Lonsdale
January 29, 2006

Michael Lonsdale
Just saw Munich, Spielberg's thriller about the Israeli assassination squad that avenged the murder of Olympic athletes in 72. I don't rate film very highly. But what I want to do here is draw attention to one of the secondary actors. He has one of those faces that you instantly recognise because you have seen him a dozen times. The trouble is you can't remember where. I refer to Michael, or sometimes Michel, Lonsdale, who plays the quintessentially amoral Frenchman named in the film only "Papa". The scene in which he presides over a extended family luncheon with millions of adoring grandchildren is utter tosh of course, as is the whole notion of his empire of information. I was just happy to see his jowly face again, and try to recall its previous outings.

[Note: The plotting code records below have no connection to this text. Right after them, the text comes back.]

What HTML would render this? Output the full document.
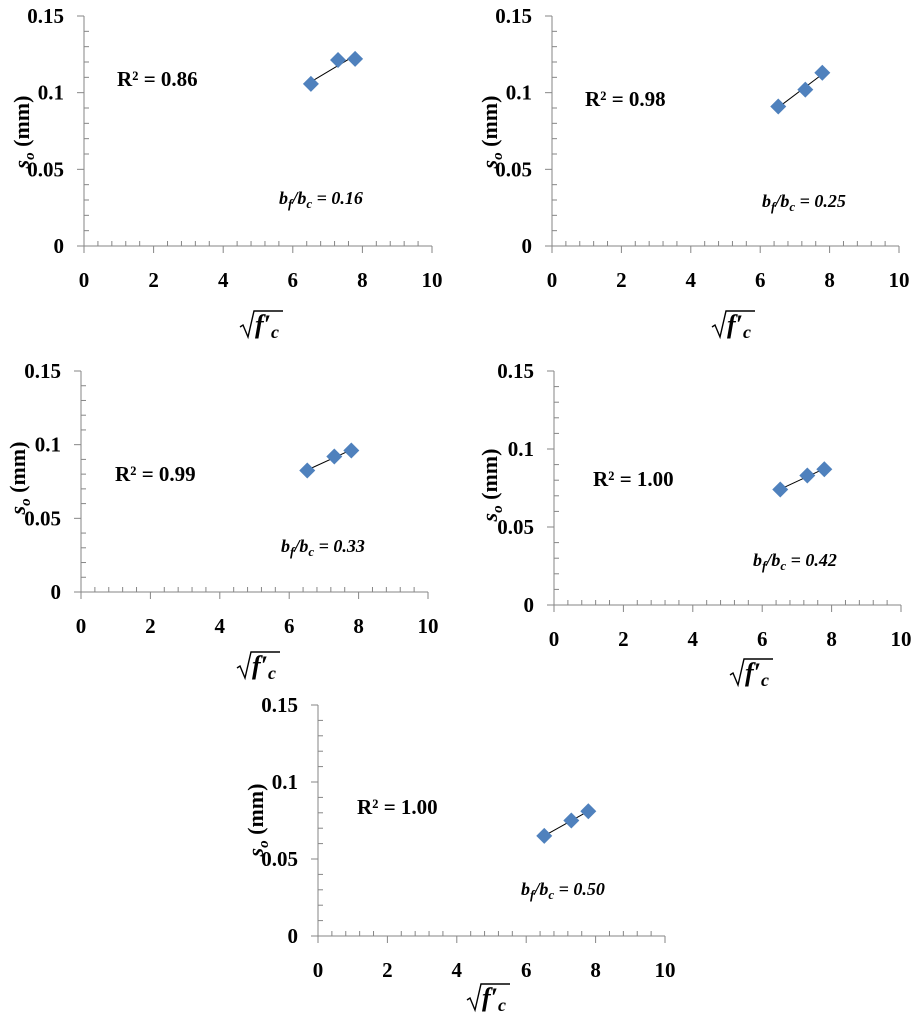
<!DOCTYPE html>
<html><head><meta charset="utf-8"><style>
html,body{margin:0;padding:0;background:#fff;}
#wrap{position:relative;width:920px;height:1019px;overflow:hidden;}
svg{position:absolute;left:0;top:0;}
text{font-family:"Liberation Serif",serif;}
</style></head><body>
<div id="wrap">
<svg id="svg" width="920" height="1019" viewBox="0 0 920 1019"></svg>
</div>
<script>
// data
const xVals = [6.52, 7.30, 7.79];
const ySeries1 = [0.1057, 0.1213, 0.1220];
const ySeries2 = [0.0910, 0.1020, 0.1130];
const ySeries3 = [0.0825, 0.0920, 0.0960];
const ySeries4 = [0.0740, 0.0830, 0.0870];
const ySeries5 = [0.0650, 0.0750, 0.0810];
const r2Labels = ["R² = 0.86","R² = 0.98","R² = 0.99","R² = 1.00","R² = 1.00"];
const ratioLabels = ["0.16","0.25","0.33","0.42","0.50"];
const xTicks = [0,2,4,6,8,10];
const yTicks = [0,0.05,0.1,0.15];
const yTickLabels = ["0","0.05","0.1","0.15"];
const xTickLabels = ["0","2","4","6","8","10"];
const allSeries = [ySeries1,ySeries2,ySeries3,ySeries4,ySeries5];

// layout (pixels)
const panels = [
 {x0:84,x1:432,y0:246,y1:16,r2:[117,79],rt:[281,198],yt:[22,132],xt:[240,337]},
 {x0:552,x1:899,y0:246,y1:16,r2:[585,99],rt:[764,201],yt:[490,132],xt:[712,337]},
 {x0:81,x1:428,y0:592,y1:371,r2:[115,474],rt:[283,546],yt:[18,478],xt:[237,678]},
 {x0:554,x1:901,y0:605,y1:371,r2:[593,479],rt:[755,560],yt:[490,485],xt:[730,685]},
 {x0:318,x1:665,y0:936,y1:705,r2:[357,807],rt:[523,889],yt:[256,820],xt:[467,1010]}
];
const NS="http://www.w3.org/2000/svg";
const svg=document.getElementById('svg');
function mk(tag,attrs,parent){const e=document.createElementNS(NS,tag);for(const k in attrs)e.setAttribute(k,attrs[k]);(parent||svg).appendChild(e);return e;}

panels.forEach((p,i)=>{
  const g=mk('g',{});
  
  
  const sx=v=>p.x0+(v-0)/(10-0)*(p.x1-p.x0);
  const sy=v=>p.y0-(v-0)/(0.15)*(p.y0-p.y1);
  const ax='#868686';
  const ya=mk('line',{x1:p.x0,y1:p.y1,x2:p.x0,y2:p.y0,stroke:ax,'stroke-width':1},g);
  
  
  const xa=mk('line',{x1:p.x0-7,y1:p.y0,x2:p.x1,y2:p.y0,stroke:ax,'stroke-width':1},g);
  
  
  for(let k=1;k<15;k++){ if(k%5===0) continue; const y=sy(k*0.01); mk('line',{x1:p.x0,y1:y,x2:p.x0+5,y2:y,stroke:ax},g);}
  for(let k=1;k<25;k++){ if(k%5===0) continue; const x=sx(k*0.4); mk('line',{x1:x,y1:p.y0,x2:x,y2:p.y0-5,stroke:ax},g);}
  yTicks.forEach((v,j)=>{
    const y=sy(v);
    mk('line',{x1:p.x0-7,y1:y,x2:p.x0,y2:y,stroke:ax},g);
    const t=mk('text',{x:p.x0-20,y:y+7,'text-anchor':'end','font-size':21,'font-weight':'bold'},g);
    t.textContent=yTickLabels[j];
    
    
  });
  xTicks.forEach((v,j)=>{
    const x=sx(v);
    mk('line',{x1:x,y1:p.y0,x2:x,y2:p.y0+7,stroke:ax},g);
    const t=mk('text',{x:x,y:p.y0+41,'text-anchor':'middle','font-size':21,'font-weight':'bold'},g);
    t.textContent=xTickLabels[j];
    
    
  });
  const ys=allSeries[i];
  const n=xVals.length;
  const mx=xVals.reduce((a,b)=>a+b)/n, my=ys.reduce((a,b)=>a+b)/n;
  let sxy=0,sxx=0; for(let k=0;k<n;k++){sxy+=(xVals[k]-mx)*(ys[k]-my);sxx+=(xVals[k]-mx)**2;}
  const m=sxy/sxx,b=my-m*mx;
  const xa0=Math.min(...xVals),xa1=Math.max(...xVals);
  const tl=mk('line',{x1:sx(xa0),y1:sy(m*xa0+b),x2:sx(xa1),y2:sy(m*xa1+b),stroke:'#000','stroke-width':1},g);
  
  
  xVals.forEach((xv,k)=>{
    const cx=sx(xv),cy=sy(ys[k]),r=8;
    const d=mk('polygon',{points:`${cx},${cy-r} ${cx+r},${cy} ${cx},${cy+r} ${cx-r},${cy}`,fill:'#4f81bd'},g);
    
    
  });
  const r2=mk('text',{x:p.r2[0],y:p.r2[1]+7,'font-size':21,'font-weight':'bold'},g);
  r2.textContent=r2Labels[i];
  
  
  const rt=mk('text',{x:p.rt[0]-2,y:p.rt[1]+6,'font-size':18,'font-weight':'bold','font-style':'italic'},g);
  rt.innerHTML=`b<tspan dy="4" font-size="13">f</tspan><tspan dy="-4">/b</tspan><tspan dy="4" font-size="13">c</tspan><tspan dy="-4"> = ${ratioLabels[i]}</tspan>`;
  
  
  const yt=mk('text',{x:0,y:0,'font-size':22,'font-weight':'bold','text-anchor':'middle',transform:`translate(${p.yt[0]+7},${p.yt[1]}) rotate(-90)`},g);
  yt.innerHTML=`<tspan font-style="italic">s</tspan><tspan font-style="italic" font-size="15" dy="5">o</tspan><tspan dy="-5"> (mm)</tspan>`;
  
  
  const xg=mk('g',{},g);
  
  
  const X=p.xt[0],Y=p.xt[1];
  mk('path',{d:`M${X},${Y-10} L${X+3},${Y-12} L${X+8},${Y} L${X+14},${Y-26} L${X+43},${Y-26}`,fill:'none',stroke:'#000','stroke-width':1.4},xg);
  const xt=mk('text',{x:X+15,y:Y-4,'font-size':26,'font-weight':'bold','font-style':'italic'},xg);
  xt.innerHTML=`f′<tspan font-size="18" dy="5">c</tspan>`;
});
</script>
</body></html>
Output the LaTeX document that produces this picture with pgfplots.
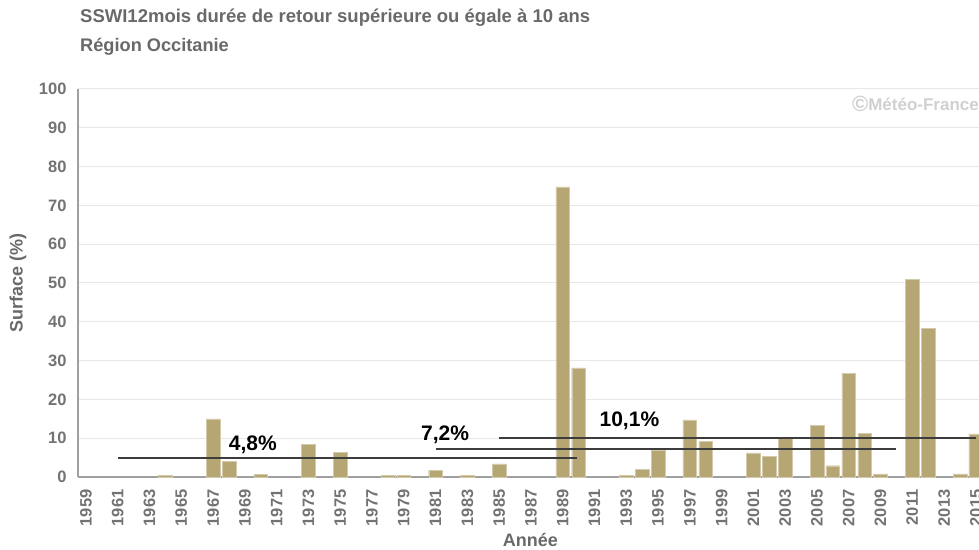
\documentclass[border=0pt]{standalone}
\usepackage{pgfplots}
\pgfplotsset{compat=1.18}
\usepackage{fontspec}
\setmainfont{Liberation Sans}
\definecolor{barc}{RGB}{181,166,116}
\definecolor{txtg}{RGB}{105,105,105}
\definecolor{tickg}{RGB}{115,115,115}
\definecolor{gridc}{RGB}{232,232,232}
\definecolor{axc}{RGB}{160,160,160}
\definecolor{meanc}{RGB}{60,60,60}
\begin{document}
\begin{tikzpicture}
\useasboundingbox (-78bp,-73bp) rectangle (901bp,477bp);
\begin{axis}[
  scale only axis, width=901bp, height=388bp,
  at={(0,0)}, anchor=south west,
  xmin=1958.5, xmax=2015.2, ymin=0, ymax=100,
  axis x line*=bottom, axis y line*=left,
  axis line style={axc, line width=1.5bp},
  every outer x axis line/.append style={-}, every outer y axis line/.append style={-},
  xtick={1959,1961,...,2015}, ytick={0,10,...,100},
  major tick length=0,
  ymajorgrids, grid style={gridc, line width=1bp},
  /pgf/number format/1000 sep={},
  /pgf/number format/assume math mode=true,
  tick label style={font=\fontsize{16.5bp}{18bp}\selectfont\bfseries, text=tickg},
  xticklabel style={rotate=90, anchor=east, xshift=-9bp},
  yticklabel style={xshift=-8bp},
  xlabel={Année}, ylabel={Surface (\%)},
  every axis x label/.style={at={(axis description cs:0.502,-0.162)}, anchor=center, font=\fontsize{18bp}{20bp}\selectfont\bfseries, text=txtg},
  every axis y label/.style={at={(axis description cs:-0.0666,0.5)}, rotate=90, anchor=center, font=\fontsize{18bp}{20bp}\selectfont\bfseries, text=txtg},
  clip=true,
]
\addplot[ybar, bar width=0.86, fill=barc, draw=barc!60!white, line width=0.4bp] coordinates {
 (1964,0.5) (1967,15) (1968,4) (1970,0.6) (1973,8.5) (1975,6.4)
 (1978,0.5) (1979,0.5) (1981,1.8) (1983,0.5) (1985,3.4)
 (1989,74.8) (1990,28.1) (1993,0.5) (1994,2) (1995,7.0)
 (1997,14.7) (1998,9.2) (2001,6.2) (2002,5.4) (2003,10.3)
 (2005,13.4) (2006,2.9) (2007,26.8) (2008,11.3) (2009,0.8)
 (2011,51) (2012,38.4) (2014,0.8) (2015,11.1)
};
\addplot[meanc, line width=2.2bp] coordinates {(1961,4.8) (1989.9,4.8)};
\addplot[meanc, line width=2.2bp] coordinates {(1981,7.2) (2010,7.2)};
\addplot[meanc, line width=2.2bp] coordinates {(1985,10.1) (2015,10.1)};
\node[font=\fontsize{21bp}{24bp}\selectfont\bfseries, text=black] at (axis cs:1969.5,8.2) {4,8\%};
\node[font=\fontsize{21bp}{24bp}\selectfont\bfseries, text=black] at (axis cs:1981.6,10.8) {7,2\%};
\node[font=\fontsize{21bp}{24bp}\selectfont\bfseries, text=black] at (axis cs:1993.2,14.4) {10,1\%};
\node[font=\fontsize{17bp}{18bp}\selectfont\bfseries, text={rgb,255:red,208;green,208;blue,208}, anchor=east, inner sep=0pt] at (axis cs:2015.2,96.1) {{\fontsize{22bp}{22bp}\selectfont\raisebox{-1.5bp}{\textcopyright}}Météo-France};
\end{axis}
\node[anchor=west, inner sep=0pt, font=\fontsize{18.5bp}{20bp}\selectfont\bfseries, text=txtg] at (2bp,459bp) {SSWI12mois durée de retour supérieure ou égale à 10 ans};
\node[anchor=west, inner sep=0pt, font=\fontsize{18.2bp}{20bp}\selectfont\bfseries, text=txtg] at (2bp,430bp) {Région Occitanie};
\end{tikzpicture}
\end{document}
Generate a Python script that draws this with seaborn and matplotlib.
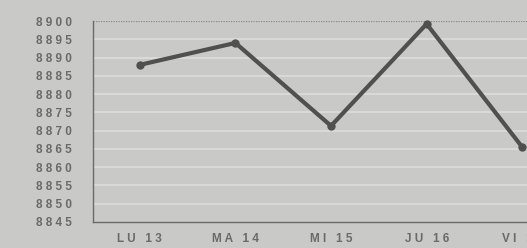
import pandas as pd
import matplotlib
matplotlib.use("Agg")
import matplotlib.pyplot as plt
import seaborn as sns

days = ["LU 13", "MA 14", "MI 15", "JU 16", "VI 17"]
values = [8888.0, 8894.0, 8871.3, 8899.2, 8865.5]
y_ticks = list(range(8845, 8901, 5))

df = pd.DataFrame({"pos": range(len(days)), "day": days, "value": values})

sns.set_style("white")
plt.rcParams["font.family"] = ["Liberation Sans", "DejaVu Sans"]

bg = "#c9c9c7"
fig = plt.figure(figsize=(5.27, 2.48), dpi=100, facecolor=bg)
ax = fig.add_axes([93 / 527, 1 - 222 / 248, 434 / 527, 201 / 248])
ax.set_facecolor(bg)

# faint white grid lines
for v in y_ticks[1:-1]:
    ax.axhline(v, color="#dddddb", lw=1.2, zorder=0)
ax.axhline(8900, color="#8a8a88", lw=0.9, ls=(0, (1, 1)), zorder=0)

sns.lineplot(data=df, x="pos", y="value", ax=ax, color="#505050",
             lw=3, marker="o", markersize=6, markeredgewidth=0, zorder=3,
             clip_on=False)

ax.set_xlim(-0.49, 4.05)
ax.set_ylim(8845, 8900)
ax.set_yticks(y_ticks)
ax.set_yticklabels([" ".join(str(t)) for t in y_ticks], fontsize=8.5,
                   color="#6a6a6a", fontweight="bold")
ax.set_xticks(range(len(days)))
ax.set_xticklabels([" ".join(d) for d in days], fontsize=8.5,
                   color="#6a6a6a", fontweight="bold")
ax.set_xticks([0.5, 1.5, 2.5, 3.5], minor=True)
ax.tick_params(axis="x", which="major", length=0, pad=8)
ax.tick_params(axis="x", which="minor", length=4, direction="inout",
               color="#707070")
ax.tick_params(axis="y", length=4, color="#707070", pad=11)
ax.set_xlabel("")
ax.set_ylabel("")

for s in ["top", "right"]:
    ax.spines[s].set_visible(False)
for s in ["left", "bottom"]:
    ax.spines[s].set_color("#6a6a6a")
    ax.spines[s].set_linewidth(1.0)

fig.savefig("out.png", dpi=100, facecolor=bg)
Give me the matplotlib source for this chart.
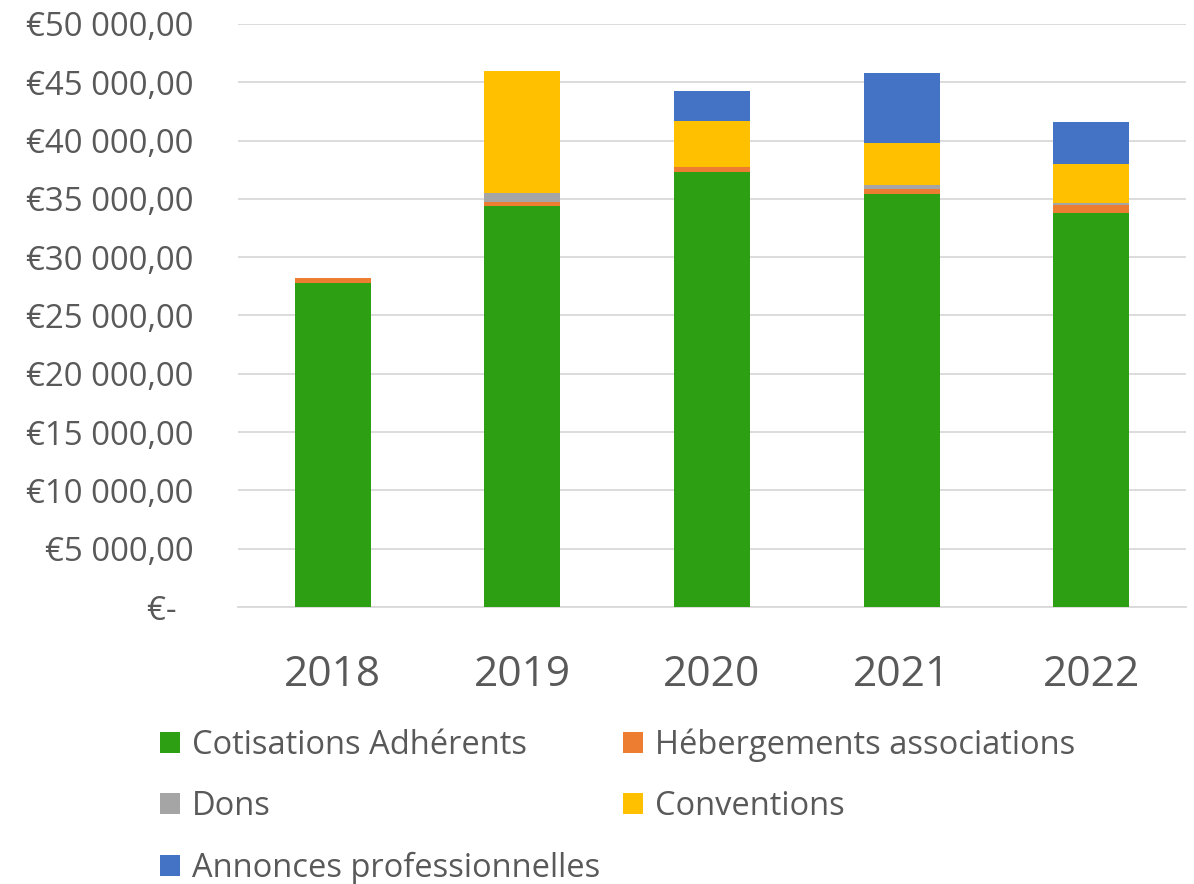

Two come to mind straight away. He was the baddy Hugo Drax in one of the great Roger Moore James Bonds, Moonraker. And in the 1972 Day of the Jackal, he played Claude Lebel, the detective whose inspired work foils James Fox's assassination bid on de Gaulle. In that film he has a moustache and no beard but the big cheeks are a giveaway. Further research reminds me that he was the abbot in The Name of the Rose, and Anton Grigoriev -- the Russian consul in Berne -- in the TV series Smiley's People. Actually he'd been in scores of films, most of them French, since the 1960s. He is half-and-half. His father was English and his mother French, and he was born in Paris in 1931. Interesting character.
Brice de Nice
May 16, 2005

Brice de Nice
There are three types of French film. First, the films that do sufficiently well that they travel abroad and form part of the general image of what constitutes French cinema. Second, the vast majority of films that flop at home and end up as late-night television repeats. And third, those films which will never be seen outside of France because their reference-points are too franco-français, but which are somehow perfect for the domestic market. A classic example of this last category is the new hit Brice de Nice. No-one will ever hear of it outside of France (and maybe Belgium and Switzerland) but it is a huge success at the box-office here -- arguably therefore a far better cultural insight than the normal "auteur" fodder. Brice de Nice (pronounced to rhyme with 'vice' for some reason) is an undemanding romp about a long-haired surf dude living on the Riviera. That is the first joke, because of course there are no waves in the Mediterranean. He wears a yellow T-shirt and black baggy trousers, and is obsessed by the Patrick Swayze film Point Break. Jean Dujardin, the actor who plays Brice, created the character on the stand-up circuit, and it was via the Internet that word of the film got about. Since it was released a couple of months ago it has achieved cult status among the school-going public. I went with my two eldest (aged 11 and 9) and they had to explain half the jokes. Brice's trademark is a downward chopping motion with the right arm, conducted to the word "Cassé!" Apparently this is what you chant in the playground when you beat someone in an argument. Everyone is doing it now, I'm told. Highly immature -- but good fun.